We’ve arrived. Cord Jefferson makes his feature debut (after cutting his teeth directing series like the extraordinary ‘Watchmen’) with an acidic, visionary, and very funny fable about the limits of cultural appropriation, the mistakes of pious progressivism, and, when it comes down to it, the eternally stale nature of fascism, the classic, apolitical kind of all time. That is, nothing we haven’t believed we’ve seen before. The novelty here lies in the intelligence, humor, and absolute lack of both prejudice and, most importantly, moralizing. No one is safe in this tale as melancholic and clear as it is slightly merciless.

The starting point is correct. Not even original and dazzlingly brilliant, just correct.

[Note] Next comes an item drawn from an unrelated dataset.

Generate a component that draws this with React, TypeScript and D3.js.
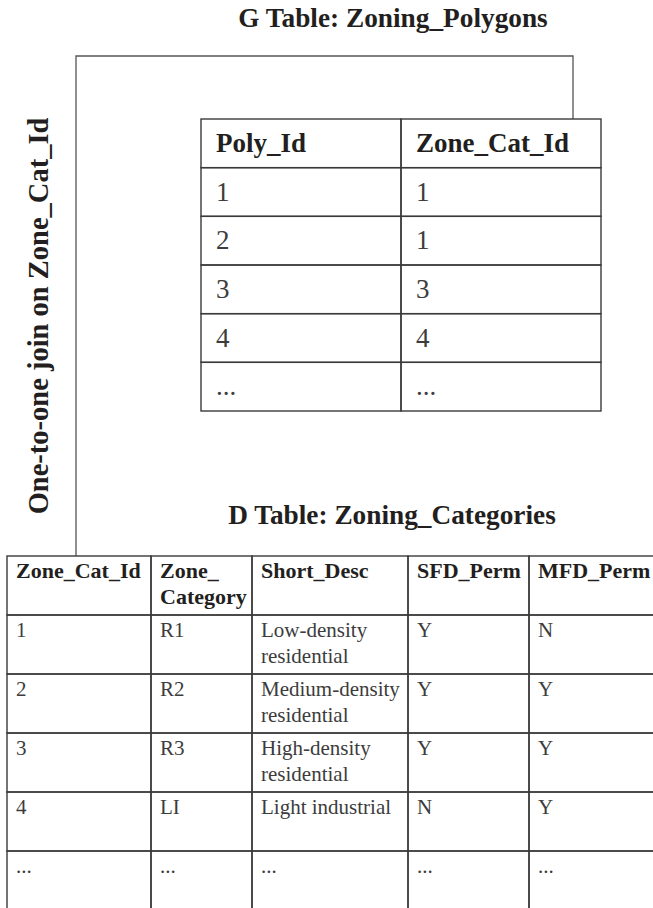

A writer determined to be just a writer sees how good manners, the publishing market, hypocrisy, and even centuries-old guilt force him to be a “black writer” or be nothing. In other words, he is expected to turn identity into the sole possible scenario of his creation. The intention is good. It’s perhaps about reclaiming voices that have been lost for too long and waking them up, hence woke. But of course, that itself, without asking permission from the supposedly liberated, is still the condescending aggression of all time, that of charity in the most charitable of docile and soft senses.

The virtue and success of the movie are that it’s the black author himself who wakes up and demands his woke moment in a world where everyone wants to see him woke. I’m not sure if the double twist is understood, but that’s what it’s about: folding and undoing the woke in the fire or grill of this beautiful wok that is ‘American Fiction’. When, fed up with so much paternalistic good intention, our hero decides to pretend to be the writer everyone wants him to be (which, basically, is a bad writer), then the seams will burst, wounds will fester or flesh will open, however you want to put it, but it will start to bleed.

The entire movie hangs on the solid, slightly enraged performance of a giant Jeffrey Wright. On him and on a really accurate Sterling K. Brown in his nihilistic portrayal of his liberated homosexuality (this topic also deserves a few lines). Jefferson opts for a transparent staging and lets the script and the always contained acting do the talking. It’s true that, at times, the calm pace dangerously approaches that of a monotonous TV movie. And so, until reaching a simply splendid finale that forgives everything. How well the woke cooks in this beautiful woke wok.

By the way, the fact that it premiered directly on Prime Video without going through cinemas borders on the stingy. Just saying.